Think Lego. Think everything but the bricks. An auction of antique playthings from the 19th and 20th centuries, maintained by founders of the Lego Group, were awarded to Theriault's, U.S. auctioneer of antique dolls and toys. The first significant doll and toy museum collection from Europe to be offered in the U.S. through an American auction house, the dolls and toys will be presented and sold during a three day event in Las Vegas from May 19-21. For decades the Christiansen (Lego) family of Denmark quietly maintained one of the world's largest museums of antique dolls and toys. For almost 40 years the collection was on display in a museum within Legoland Park in Billund, Denmark, home of the Lego Group. However, in 2005 the Lego Foundation decided to close the Lego Collections and to offer the museum's holdings to collectors by auction. While the toy collection will be auctioned, it will be preserved for posterity in book form. The collection's 3,000 commercial toys produced in Europe in the late 18th century through the 1920s will be documented in a two-volume commemorative boxed set.

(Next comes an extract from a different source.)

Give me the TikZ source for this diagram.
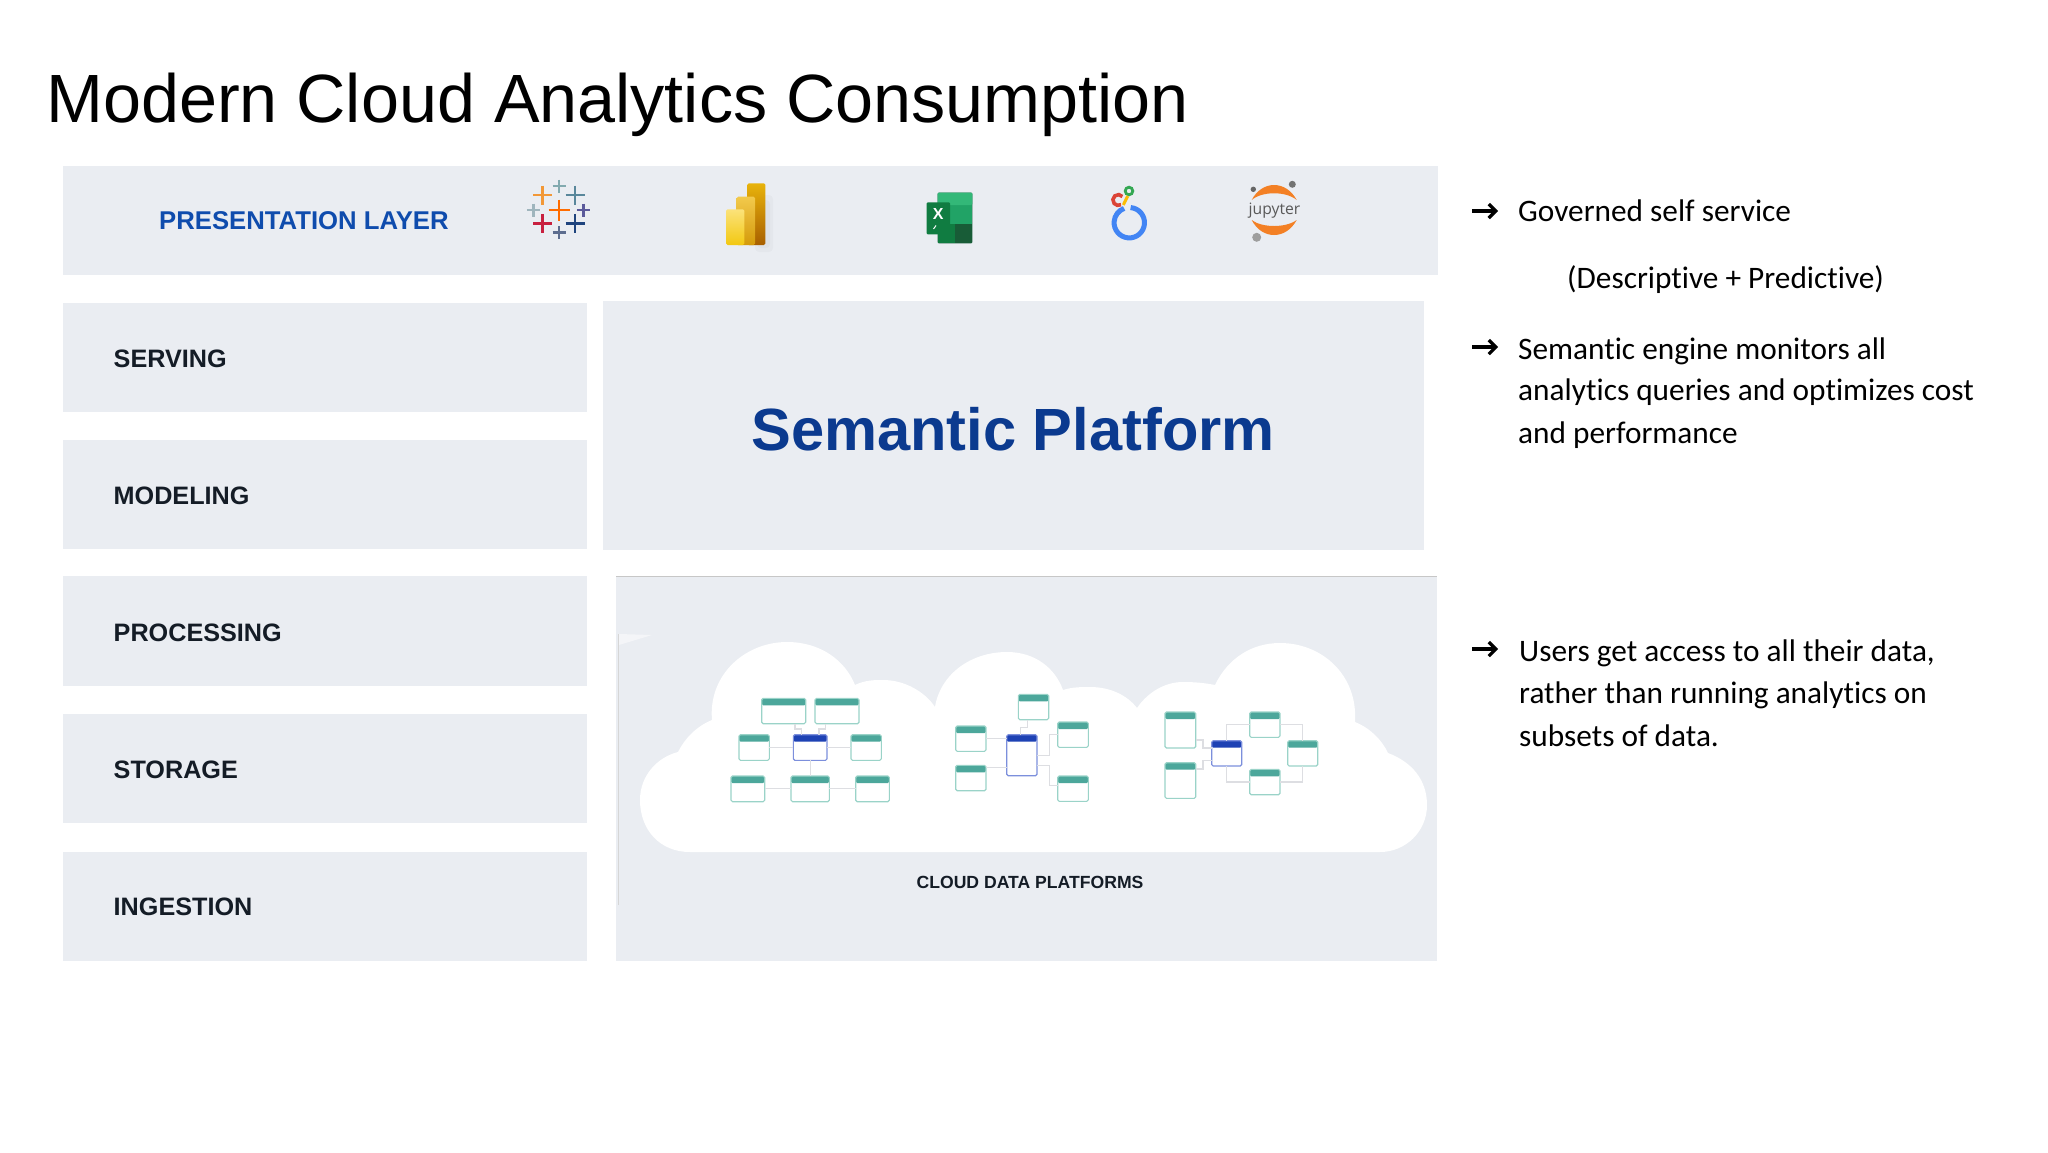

The Lego Foundation's antique doll and toy collection was considered to be the finest in Europe. A separate museum, which is not being sold and will be maintained in Billund, houses Lego objects from the early years when the firm was a small cottage industry under Lego founder Ole Kirk Christiansen. Theriault president Stuart Holbrook is looking forward to a strong reception from the U.S. and global toy collecting community during the auction. “Much like childhood is an experience that knows no borders, the collecting of rare and valuable dolls and toys is a truly international concern with the U.S. being at the forefront of the global phenomenon.”